Technical Abstract: No-till (NT) irrigated production systems can potentially reduce soil erosion, fossil fuel consumption, and greenhouse gas emissions compared with conventional till (CT) systems. Including a legume in the rotation may also reduce N fertilizer requirements. Nitrogen fertilization (6 N rates) effects on irrigated, corn (Zea mays L.) and soybean [Glycine max (L.) Merr.] yields in a corn-soybean rotation were evaluated for 5-yr on a clay loam soil to determine the viability of an irrigated NT system and N needs for optimum crop yield. Corn grain yields were significantly increased by N fertilization each of three years in the rotation, but soybean grain yields (2-yr) did not respond to N fertilization, averaging 2787 kg ha-1. Corn grain yields were near maximum with an available N (soil + fertilizer N) level of 271 kg N ha-1. Nitrogen fertilizer use efficiency (NFUE) by corn tended to decrease, but not always significantly, with increasing N rate, averaging 41% over N rates and years. Total N required to produce one Mg grain at maximum corn yield averaged 21 kg N Mg-1 grain. Corn residue increased with increasing N rate but soybean residue was constant across N rates.
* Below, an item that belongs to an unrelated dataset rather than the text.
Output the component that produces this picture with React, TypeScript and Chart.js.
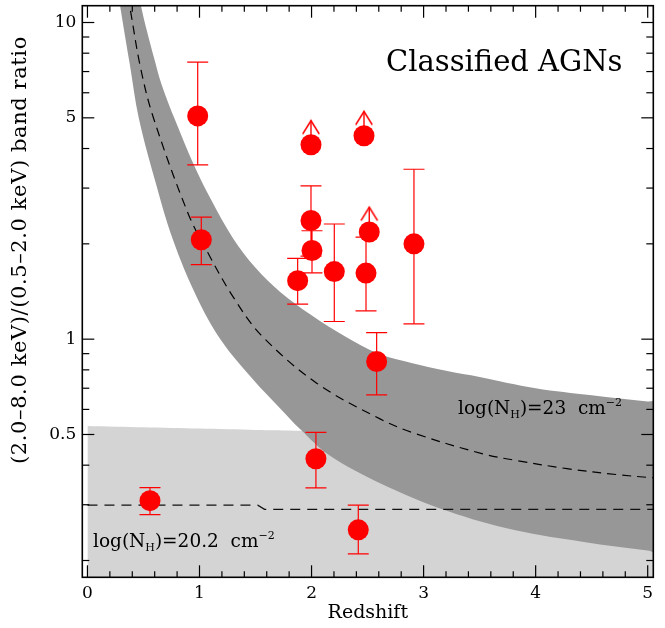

Excellent corn yields were obtained in this corn-soybean rotation for northern Colorado, but soybean yields were only marginally acceptable. Short soybean plant height (30-40 cm) and shattering made combine harvest difficult resulting in significant grain loss. Current N fertilizer recommendations used for CT corn based on yield goal would appear to be useable for NT corn grown in a corn-soybean rotation in northern Colorado.